Nor is it just about the media. It is also about those that should know better. The president of the Portuguese Football Federation, Gilberto Madaíl, who also attending the event, complained that he could not understand how Carlos Queiroz could have voted for Messi for the Balón d'Or. He made a surprisingly -- or not so surprisingly considering the difficult relationship they had -- bitter attack on his former coach. And there in a nutshell was the problem.

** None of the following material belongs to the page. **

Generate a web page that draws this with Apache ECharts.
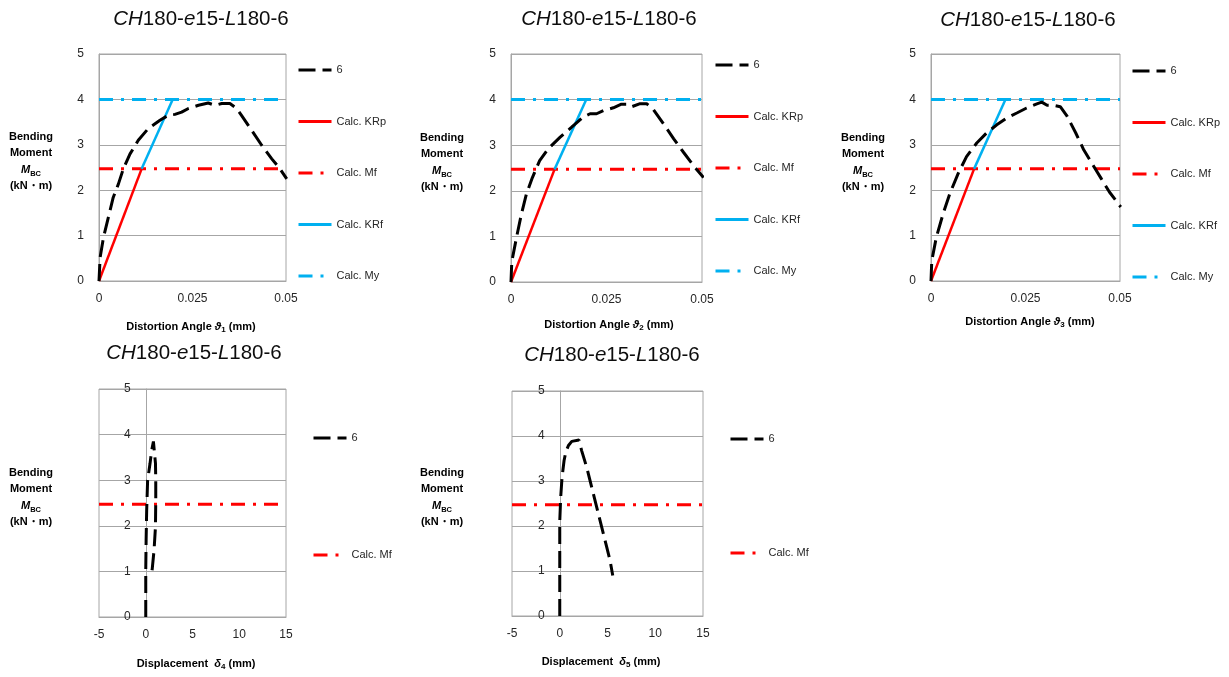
<!DOCTYPE html>
<html><head><meta charset="utf-8">
<script src="https://cdn.jsdelivr.net/npm/echarts@6/dist/echarts.min.js"></script>
<style>html,body{margin:0;padding:0;background:#fff}#c{width:1229px;height:677px}</style>
</head><body><div id="c"></div><script>
// ---- data ----
const theta1 = [0, 0.0003, 0.0012, 0.0025, 0.0038, 0.0052, 0.0065, 0.0083, 0.0105, 0.0132, 0.0163, 0.0185, 0.0203, 0.0221, 0.0239, 0.0266, 0.0292, 0.031, 0.0328, 0.035, 0.0368, 0.0381, 0.0408, 0.0435, 0.0462, 0.0484, 0.0502];
const moment1 = [0, 0.52, 0.96, 1.4, 1.84, 2.14, 2.47, 2.8, 3.1, 3.36, 3.54, 3.65, 3.67, 3.72, 3.8, 3.87, 3.92, 3.87, 3.91, 3.91, 3.8, 3.65, 3.32, 2.99, 2.69, 2.47, 2.25];
const theta2 = [0, 0.0002, 0.0014, 0.0027, 0.004, 0.0056, 0.0075, 0.0097, 0.0128, 0.0158, 0.0189, 0.0207, 0.0224, 0.0242, 0.0268, 0.0289, 0.0303, 0.0315, 0.0338, 0.0355, 0.0373, 0.0399, 0.0426, 0.0452, 0.0478, 0.0504];
const moment2 = [0, 0.44, 0.96, 1.48, 1.92, 2.29, 2.66, 2.92, 3.17, 3.39, 3.62, 3.69, 3.69, 3.76, 3.82, 3.9, 3.9, 3.84, 3.91, 3.91, 3.78, 3.47, 3.14, 2.84, 2.55, 2.29];
const theta3 = [0, 0.0002, 0.0014, 0.0032, 0.005, 0.0072, 0.0094, 0.0121, 0.0147, 0.0174, 0.02, 0.0227, 0.0253, 0.028, 0.0293, 0.0307, 0.0324, 0.0342, 0.036, 0.0383, 0.0404, 0.0428, 0.045, 0.0472, 0.0502];
const moment3 = [0, 0.44, 0.96, 1.48, 1.93, 2.37, 2.74, 3.04, 3.26, 3.44, 3.59, 3.7, 3.81, 3.9, 3.94, 3.87, 3.87, 3.84, 3.63, 3.26, 2.89, 2.56, 2.26, 1.96, 1.63];
const delta4 = [0, 0, 0.04, 0.1, 0.2, 0.46, 0.64, 0.82, 0.93, 1.0, 1.04, 1.07, 1.07, 1.04, 0.89, 0.68, 0.57];
const moment4 = [0, 1.03, 1.69, 2.35, 3.0, 3.37, 3.66, 3.85, 3.87, 3.85, 3.37, 3.0, 2.57, 1.98, 1.47, 1.03, 0.88];
const delta5 = [0, 0, 0, 0.1, 0.24, 0.45, 0.63, 0.91, 1.26, 1.43, 2.02, 2.3, 2.83, 3.35, 3.88, 4.4, 4.92, 5.27, 5.55];
const moment5 = [0, 1.0, 2.1, 2.64, 3.08, 3.45, 3.64, 3.79, 3.88, 3.9, 3.91, 3.67, 3.3, 2.86, 2.41, 1.97, 1.53, 1.23, 0.9];

const calcMf = 2.47;
const calcMy = 4.0;
const krpX = [0, 0.0114];
const krpY = [0, 2.47];
const krfX = [0.0114, 0.0197];
const krfY = [2.47, 4.0];
const thetaRange = [0, 0.05];
const deltaRange = [-5, 15];
const momentRange = [0, 5];

const seriesNames = ['6', 'Calc. KRp', 'Calc. Mf', 'Calc. KRf', 'Calc. My'];
const titleText = '{i|CH}180-{i|e}15-{i|L}180-6';

// ---- layout / styles ----
const FONT = 'Liberation Sans';
const RED = '#FF0000', BLUE = '#00B0F0', GRID = '#A6A6A6', TXT = '#262626';
const DASH6 = [17, 7];
const DASHDOT = [14, 8, 3, 8];

const grids = [
  {left: 99, top: 54, width: 187, height: 227},
  {left: 511, top: 54, width: 191, height: 228},
  {left: 931, top: 54, width: 189, height: 227},
  {left: 99, top: 389, width: 187, height: 228},
  {left: 512, top: 391, width: 191, height: 225}
];
const legendPos = [
  {left: 297, top: 63, gap: 37.5, names: seriesNames},
  {left: 714, top: 58, gap: 37.5, names: seriesNames},
  {left: 1131, top: 64, gap: 37.5, names: seriesNames},
  {left: 312, top: 431, gap: 103, names: ['6', 'Calc. Mf']},
  {left: 729, top: 432, gap: 100, names: ['6', 'Calc. Mf']}
];
const titlePos = [[201, 19], [609, 19], [1028, 20], [194, 353], [612, 355]];
const yNamePos = [[31, 137], [442, 138], [863, 138], [31, 473], [442, 473]];
const xNamePos = [[191, 327], [609, 325], [1030, 322], [196, 664], [601, 662]];
const xNameSub = ['1', '2', '3', '4', '5'];

const zip = (xs, ys) => xs.map((x, k) => [x, ys[k]]);
const curves = [zip(theta1, moment1), zip(theta2, moment2), zip(theta3, moment3), zip(delta4, moment4), zip(delta5, moment5)];

const xAxes = [], yAxes = [], series = [], legends = [], graphics = [];
for (let i = 0; i < 5; i++) {
  const isTheta = i < 3;
  const rng = isTheta ? thetaRange : deltaRange;
  const g = grids[i];
  const zeroOffset = (0 - rng[0]) / (rng[1] - rng[0]) * g.width;
  xAxes.push({
    type: 'value', gridIndex: i, min: rng[0], max: rng[1], interval: isTheta ? 0.025 : 5,
    axisLine: {show: true, onZero: false, lineStyle: {color: GRID, width: 1}},
    axisTick: {show: false}, splitLine: {show: false},
    axisLabel: {color: TXT, fontSize: 12, fontFamily: FONT, margin: 12,
      formatter: v => String(Math.round(v * 1000) / 1000)}
  });
  yAxes.push({
    type: 'value', gridIndex: i, min: momentRange[0], max: momentRange[1], interval: 1,
    axisLine: {show: true, onZero: true, lineStyle: {color: GRID, width: 1}},
    axisTick: {show: false},
    splitLine: {show: true, lineStyle: {color: GRID, width: 1}},
    axisLabel: {color: TXT, fontSize: 12, fontFamily: FONT, margin: 15 - zeroOffset}
  });
  series.push({name: '6', type: 'line', xAxisIndex: i, yAxisIndex: i, data: curves[i],
    symbol: 'none', lineStyle: {color: '#000', width: 3, type: DASH6}, itemStyle: {color: '#000'}, z: 5});
  if (isTheta) {
    series.push({name: 'Calc. KRp', type: 'line', xAxisIndex: i, yAxisIndex: i, data: zip(krpX, krpY),
      symbol: 'none', lineStyle: {color: RED, width: 2.5}, itemStyle: {color: RED}, z: 3});
  }
  series.push({name: 'Calc. Mf', type: 'line', xAxisIndex: i, yAxisIndex: i, data: [[rng[0], calcMf], [rng[1], calcMf]],
    symbol: 'none', lineStyle: {color: RED, width: 3, type: DASHDOT}, itemStyle: {color: RED}, z: 3});
  if (isTheta) {
    series.push({name: 'Calc. KRf', type: 'line', xAxisIndex: i, yAxisIndex: i, data: zip(krfX, krfY),
      symbol: 'none', lineStyle: {color: BLUE, width: 2.5}, itemStyle: {color: BLUE}, z: 3});
    series.push({name: 'Calc. My', type: 'line', xAxisIndex: i, yAxisIndex: i, data: [[rng[0], calcMy], [rng[1], calcMy]],
      symbol: 'none', lineStyle: {color: BLUE, width: 3, type: DASHDOT}, itemStyle: {color: BLUE}, z: 3});
  }
  const lp = legendPos[i];
  legends.push({
    orient: 'vertical', left: lp.left, top: lp.top, itemGap: lp.gap, itemWidth: 33, itemHeight: 14,
    data: lp.names.map(n => ({name: n, lineStyle: {width: 3}, itemStyle: {opacity: 0, borderWidth: 0}})),
    selectedMode: false, padding: 0,
    itemStyle: {opacity: 0, borderWidth: 0},
    textStyle: {color: TXT, fontSize: 11, fontFamily: FONT, lineHeight: 14}
  });
  graphics.push({type: 'text', x: titlePos[i][0], y: titlePos[i][1], silent: true,
    style: {text: titleText, align: 'center', verticalAlign: 'middle', textAlign: 'center', textVerticalAlign: 'middle',
      fill: '#0D0D0D', fontSize: 20.5, fontFamily: FONT,
      rich: {i: {fontStyle: 'italic', fontSize: 20.5, fontFamily: FONT, fill: '#0D0D0D'}}}});
  graphics.push({type: 'text', x: yNamePos[i][0], y: yNamePos[i][1] - 8, silent: true,
    style: {text: '{b|Bending}\n{b|Moment}\n{bi|M}{s|BC}\n{b|(kN・m)}', align: 'center', verticalAlign: 'top',
      textAlign: 'center', textVerticalAlign: 'top', fill: '#000', fontFamily: FONT,
      rich: {
        b: {fontWeight: 'bold', fontSize: 11, fontFamily: FONT, lineHeight: 16.3, fill: '#000'},
        bi: {fontWeight: 'bold', fontStyle: 'italic', fontSize: 11, fontFamily: FONT, lineHeight: 16.3, fill: '#000'},
        s: {fontWeight: 'bold', fontSize: 7.5, fontFamily: FONT, lineHeight: 12, verticalAlign: 'bottom', fill: '#000'}
      }}});
  const lead = isTheta ? 'Distortion Angle ' : 'Displacement  ';
  const sym = isTheta ? 'ϑ' : 'δ';
  graphics.push({type: 'text', x: xNamePos[i][0], y: xNamePos[i][1], silent: true,
    style: {text: '{b|' + lead + '}{bi|' + sym + '}{s|' + xNameSub[i] + '}{b| (mm)}', align: 'center', verticalAlign: 'middle',
      textAlign: 'center', textVerticalAlign: 'middle', fill: '#000', fontFamily: FONT,
      rich: {
        b: {fontWeight: 'bold', fontSize: 11, fontFamily: FONT, lineHeight: 14, fill: '#000'},
        bi: {fontWeight: 'bold', fontStyle: 'italic', fontSize: 11, fontFamily: FONT, lineHeight: 14, fill: '#000'},
        s: {fontWeight: 'bold', fontSize: 8, fontFamily: FONT, lineHeight: 10, verticalAlign: 'bottom', fill: '#000'}
      }}});
}

const chart = echarts.init(document.getElementById('c'), null, {renderer: 'canvas'});
chart.setOption({
  animation: false,
  backgroundColor: '#fff',
  grid: grids.map(g => Object.assign({show: true, borderColor: GRID, borderWidth: 1, containLabel: false}, g)),
  xAxis: xAxes,
  yAxis: yAxes,
  legend: legends,
  series: series,
  graphic: {elements: graphics}
});
</script></body></html>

Because Queiroz was Portuguese coach he had to vote for a Portuguese player? Even though while he actually was Portugal's coach he was not allowed to -- precisely to try to prevent political voting. And if he dared not to vote for Ronaldo and instead chose Messi he deserves a public reprimand? Because he chose someone who is not Portuguese, the president of the football federation feels entitled to try to align the country against him? Because the relationship is difficult the president feels justified in doing so -- on this issue? Apparently so.
How could Queiroz not vote for Ronaldo? Well, perhaps he didn't think it was a vote-for-your-countryman-competition. Perhaps he simply thought that he'd been asked to vote for who he considered the best player in the world over the previous year, without prejudice and without favoritism. No big deal: just a question with a simple answer: who do you reckon was the best? Perhaps he thought that because that is exactly what he had been asked to do. In a year in which Messi won the league and the Champions League, scoring in the final and finishing as top scorer in the competition, Queiroz thought that, you know, maybe Messi was the best. It's not really that hard to understand, is it?
Carlos Queiroz thought he was being asked to make an honest footballing judgment and so he did. He should have known better.